Cyber security: the next big enforcement challenge?
03 November 2015
No-one could have missed repeated media headlines over recent months concerning successful cyber attacks on high profile organisations.
It has been known for some time that firms’ operational risks in this area have been growing. The UK government has issued repeated warnings about the need for UK companies to protect themselves from growing cyber security threats (see, for example, here and here). The ICO has also taken enforcement action against firms for failings in relation to data protection (see here).

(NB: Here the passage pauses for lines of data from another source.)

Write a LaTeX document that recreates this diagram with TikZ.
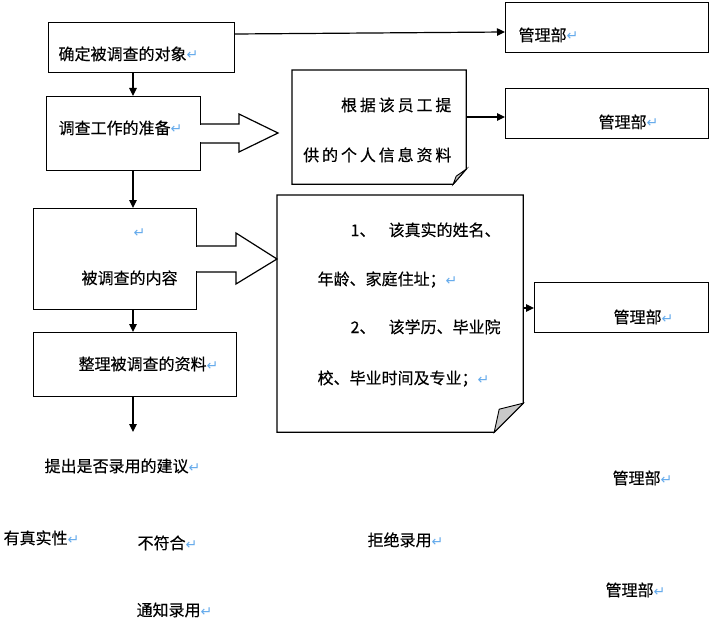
\documentclass[tikz,border=0pt]{standalone}
\usepackage{fontspec}
\setmainfont{Noto Sans CJK SC}[FakeBold=0.3]
\newfontfamily\symfont{DejaVu Sans}
\usetikzlibrary{arrows.meta}
\definecolor{retblue}{RGB}{100,170,235}
\definecolor{foldgray}{RGB}{200,200,200}
\newcommand{\retmark}{{\symfont\color{retblue}\fontsize{14}{14}\selectfont ↵}}
\begin{document}
\begin{tikzpicture}[x=1pt,y=-1pt,line width=1.2pt,
  box/.style={draw,rectangle,inner sep=0pt,anchor=north west},
  ghost/.style={rectangle,inner sep=0pt,anchor=north west},
  lbl/.style={inner sep=0pt,anchor=base west,font=\fontsize{16}{16}\selectfont},
  lblr/.style={inner sep=0pt,anchor=base east,font=\fontsize{16}{16}\selectfont\addfontfeature{LetterSpace=18}},
  arr/.style={-{Triangle[length=8pt,width=7.5pt]}},
  fold/.style={fill=foldgray,line width=0.9pt}]
\useasboundingbox (0,0) rectangle (720,623);

% boxes
\node[box,minimum width=186pt,minimum height=50pt] (b1) at (48,22) {};
\node[box,minimum width=203pt,minimum height=50pt] (m1) at (505,2) {};
\node[box,minimum width=154pt,minimum height=74pt] (b2) at (46,96) {};
\node[box,minimum width=203pt,minimum height=50pt] (m2) at (505,88) {};
\node[box,minimum width=163pt,minimum height=101pt] (b3) at (33,208) {};
\node[box,minimum width=203pt,minimum height=64pt] (b4) at (33,332) {};
\node[box,minimum width=174pt,minimum height=50pt] (m3) at (534,282) {};
\node[ghost,minimum width=173pt,minimum height=113pt] (n1) at (292,70) {};
\node[ghost,minimum width=245pt,minimum height=236pt] (n2) at (277,195) {};
\coordinate (end) at (133,432);

% notes with folded corner
\draw (n1.north west) -- (n1.north east) -- ([yshift=15pt]n1.south east)
  -- ([xshift=-13pt]n1.south east) -- (n1.south west) -- cycle;
\draw[fold] ([yshift=15pt]n1.south east) -- ([xshift=-10pt,yshift=8pt]n1.south east)
  -- ([xshift=-13pt]n1.south east) -- cycle;
\draw (n2.north west) -- (n2.north east) -- ([yshift=29pt]n2.south east)
  -- ([xshift=-29pt]n2.south east) -- (n2.south west) -- cycle;
\draw[fold] ([yshift=29pt]n2.south east) -- ([xshift=-24pt,yshift=23pt]n2.south east)
  -- ([xshift=-29pt]n2.south east) -- cycle;

% block arrows
\fill[white] ([yshift=-0.6pt]b2.east |- 0,124) rectangle ([xshift=-1pt,yshift=0.6pt]b2.east |- 0,143);
\draw[line join=miter] (b2.east |- 0,124) -- (239,124) -- (239,114) -- (278,133)
  -- (239,152) -- (239,143) -- (b2.east |- 0,143);
\fill[white] ([yshift=-0.6pt]b3.east |- 0,246) rectangle ([xshift=-1pt,yshift=0.6pt]b3.east |- 0,272);
\draw[line join=miter] (b3.east |- 0,246) -- (236,246) -- (236,233) -- (277,259)
  -- (236,284) -- (236,272) -- (b3.east |- 0,272);

% connectors
\draw[arr] (b1.east |- 0,34) -- (m1.west |- 0,32);
\draw[arr] (b1.south -| 133,0) -- (b2.north -| 133,0);
\draw[arr] (b2.south -| 133,0) -- (b3.north -| 133,0);
\draw[arr] (b3.south -| 133,0) -- (b4.north -| 133,0);
\draw[arr] (b4.south -| 133,0) -- (end);
\draw[arr] (n1.east |- 0,117) -- (m2.west |- 0,117);
\draw[arr] (n2.east |- 0,308) -- (m3.west |- 0,308);

% texts
\node[lbl] (t1) at (58,60) {确定被调查的对象\retmark};
\node[lbl] (tm1) at (518,41) {管理部\retmark};
\node[lbl] (t2) at (58,134) {调查工作的准备\retmark};
\node[lblr] (tn1a) at (452,111) {根据该员工提};
\node[lblr] (tn1b) at (452,161) {供的个人信息资料};
\node[lbl] (tm2) at (598,128) {管理部\retmark};
\node[lbl] (t3r) at (133,237) {\retmark};
\node[lbl] (t3) at (81,284) {被调查的内容};
\node[lbl] (t4) at (78,370) {整理被调查的资料\retmark};
\node[lbl] (tn2a1) at (350,236) {1、};
\node[lbl] (tn2a2) at (388,236) {该真实的姓名、};
\node[lbl] (tn2b) at (317,285) {年龄、家庭住址；\retmark};
\node[lbl] (tn2c1) at (350,333) {2、};
\node[lbl] (tn2c2) at (388,333) {该学历、毕业院};
\node[lbl] (tn2d) at (317,384) {校、毕业时间及专业；\retmark};
\node[lbl] (tm3) at (613,323) {管理部\retmark};
\node[lbl] (s1) at (44,472) {提出是否录用的建议\retmark};
\node[lbl] (s2) at (612,484) {管理部\retmark};
\node[lbl] (s3) at (3,544) {有真实性\retmark};
\node[lbl] (s4) at (137,549) {不符合\retmark};
\node[lbl] (s5) at (367,546) {拒绝录用\retmark};
\node[lbl] (s6) at (605,596) {管理部\retmark};
\node[lbl] (s7) at (136,616) {通知录用\retmark};
\end{tikzpicture}
\end{document}
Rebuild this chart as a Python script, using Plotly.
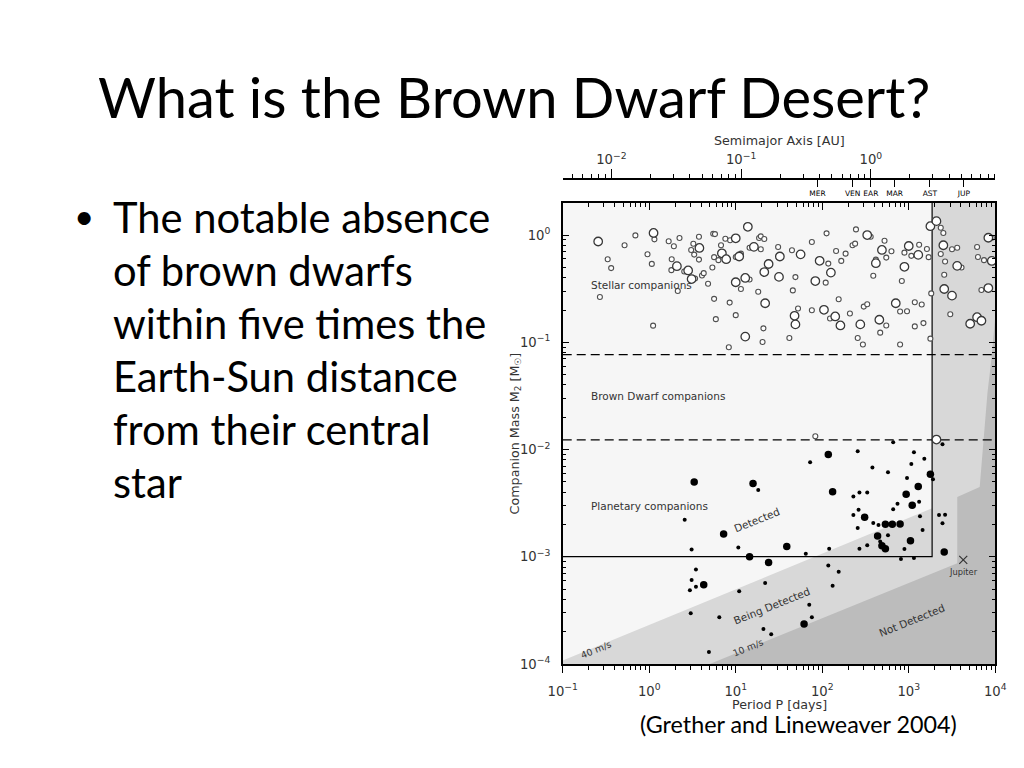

An area of focus for the FCA
For its part, the FCA (and its predecessor the FSA) has also repeatedly underlined data security as a key area of risk for firms that it regulates. It receives high profile treatment, for example, in ‘Financial Crime: a Guide for firms’ (see here), the FCA’s 2014 Risk Outlook (see here), the 2014/2015 Business Plan (see here) and then again in the 2015/2016 Business Plan (see here). The FCA has highlighted the age and complexity of some regulated firms’ systems, as well as a perceived failure to invest in and maintain them, as particular risks. The FCA has also clearly been involved in numerous related projects, including recent thematic work with the PRA to increase the visibility of IT risks to firms’ boards. The FCA and PRA have both indicated that their supervision of firms involves looking at systems and controls, including IT vulnerabilities that could facilitate cyber crime.
The enforcement risk
But what of enforcement action? The activities of the FCA and FSA in this field have, to date, been more muted. They have certainly taken enforcement action against regulated firms for IT- and data security-related issues, but to date these have often concerned weaknesses in controls over physical equipment and physical data storage media. For example, the FSA fined a firm just under £1m in 2007 in respect of an unencrypted laptop stolen from the home of an employee. A further firm was fined about £3m (over 3 different businesses) in 2009 in respect of a number of issues including the loss of an unencrypted CD in the post. Another firm was fined £2.3m in 2010 in respect of the loss of an unencrypted backup tape in an outsourced operation. The sums here look modest but many of these cases date from some time ago, prior to the introduction of the FCA’s current penalties policy, and before the relentless march of technology facilitated the transfer of large amounts of data into the ‘cloud’. The largest IT-related enforcement action to date was in respect of an upgrade problem with a bank’s IT system, with combined FCA and PRA fines of approximately £55m imposed in November 2014. However the facts there were not directly concerned with cyber security.
To date, the FCA has not issued a final notice to a firm specifically for a failure to harden its systems sufficiently to prevent a cyber crime (during which, for example, customer data was lost from a live server to a hacker or a terrorist). A case in which a firm used industry standard software containing an unknown vulnerability exploited by the hacker might well be a difficult one for the regulator to bring. The exact standard of culpability in this technical field is likely to be highly controversial. However, political pressure on the FCA and/or PRA to act alongside (for example) the ICO and the Police might well prove impossible to resist, particularly if the successful exploit caused widespread consumer detriment and evidence then emerged that the firm had deliberately chosen not to upgrade the attacked system, or had failed to patch it in a timely way. The regulator’s case in all of the matters mentioned above featured Principle 3, and the potential for read-across is clear.
Dealing with the fallout from a serious online data breach incident is a difficult and thankless task for any firm, given the number of authorities to handle (the Police, ICO, FCA, PRA and, given the often cross-border nature of the problem, other authorities internationally), the intense media coverage, customer concerns, likely demands for compensation and the potential for follow-on civil claims. When it happens, it is likely to be even more difficult – and expensive – for a UK regulated firm.